Spence was a mixed-race Jamaican boy and he was pumped up with muscle. The one thing we’d heard about him at school was that his dad had pushed him hard , and I later learned he would make Keith go to the gym all the time. But the extra work had given him an advantage over me because he was more developed, more ripped than I was, even though we were both only 13. His strong abs gave him extra power on the track and I could not take him at the line, no matter how hard I tried. Because I hadn’t bothered with the gym work, because I’d skipped too many of Mr Barnett’s sit-up sessions, I had fallen behind the competition.
But losing to Keith Spence was just as painful to me as those 700 stomach crunches, so after yet another defeat at a regional track meet in 2000, I decided enough was enough.

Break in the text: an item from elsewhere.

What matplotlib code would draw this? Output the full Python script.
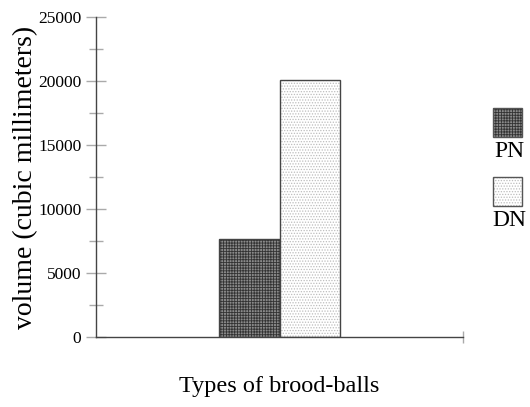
import matplotlib
matplotlib.use("Agg")
import matplotlib.pyplot as plt
from matplotlib.patches import Rectangle
from matplotlib.ticker import MultipleLocator

plt.rcParams['font.family'] = ['Liberation Serif', 'DejaVu Serif']
plt.rcParams['hatch.linewidth'] = 0.6

# data
groups = ["PN", "DN"]
volumes = [7680, 20100]
faces = ["#8a8a8a", "white"]
hatches = ["++++++", "......"]
hatch_cols = ["#333333", "#bdbdbd"]

fig = plt.figure(figsize=(5.30, 4.07), dpi=100)
ax = fig.add_axes([0.181, 0.172, 0.693, 0.786])

w = 0.33
xs = [-w, 0.0]
for x, v, fc, h, hc in zip(xs, volumes, faces, hatches, hatch_cols):
    ax.bar(x, v, width=w, align='edge', facecolor=fc, edgecolor=hc,
           hatch=h, linewidth=0)
    ax.bar(x, v, width=w, align='edge', facecolor='none', edgecolor='#444444',
           linewidth=1.0)

ax.set_xlim(-1, 1)
ax.set_ylim(0, 25000)
ax.yaxis.set_major_locator(MultipleLocator(5000))
ax.yaxis.set_minor_locator(MultipleLocator(2500))
ax.set_xticks([1])
ax.set_xticklabels([""])
ax.tick_params(axis='y', which='major', direction='inout', length=15, width=1,
               color='#aaaaaa', labelsize=12.5, pad=3)
ax.tick_params(axis='y', which='minor', direction='inout', length=10, width=1,
               color='#aaaaaa')
ax.tick_params(axis='x', direction='inout', length=9, width=1, color='#aaaaaa')
for s in ['top', 'right']:
    ax.spines[s].set_visible(False)
for s in ['left', 'bottom']:
    ax.spines[s].set_color('#444444')
    ax.spines[s].set_linewidth(1.0)

ax.set_ylabel("volume (cubic millimeters)", fontsize=20)
ax.yaxis.set_label_coords(-0.158, 0.5)
ax.set_xlabel("Types of brood-balls", fontsize=17.5, labelpad=20)

# legend: swatch above label
sw = [(0.663, 0.628), (0.494, 0.459)]
for (y0, ty), name, fc, h, hc in zip(sw, groups, faces, hatches, hatch_cols):
    r = Rectangle((0.930, y0), 0.055, 0.072, transform=fig.transFigure,
                  facecolor=fc, edgecolor=hc, hatch=h, linewidth=0)
    fig.add_artist(r)
    fig.add_artist(Rectangle((0.930, y0), 0.055, 0.072, transform=fig.transFigure,
                             facecolor='none', edgecolor='#555555', linewidth=1.0))
    fig.text(0.961, ty, name, ha='center', va='center', fontsize=17)

fig.savefig("out.png", dpi=100)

I got furious, and the annoyance gave me focus. Like my race with Ricardo Geddes and Mr Nugent’s promise of the box lunch, I had a goal. I wanted to beat that kid, even if it broke me.
‘Nah, Keith Spence,’ I said to myself on the way home. ‘It’s not going to happen next time.’
It was another big challenge, I had another major adversary, and it was time to step up. I started training a little bit harder, I worked and worked during the school summer break, and as I got more and more into practice, something special happened. I caught my first glimpse of the Olympics when someone showed me some video footage of the 1996 Atlanta Games.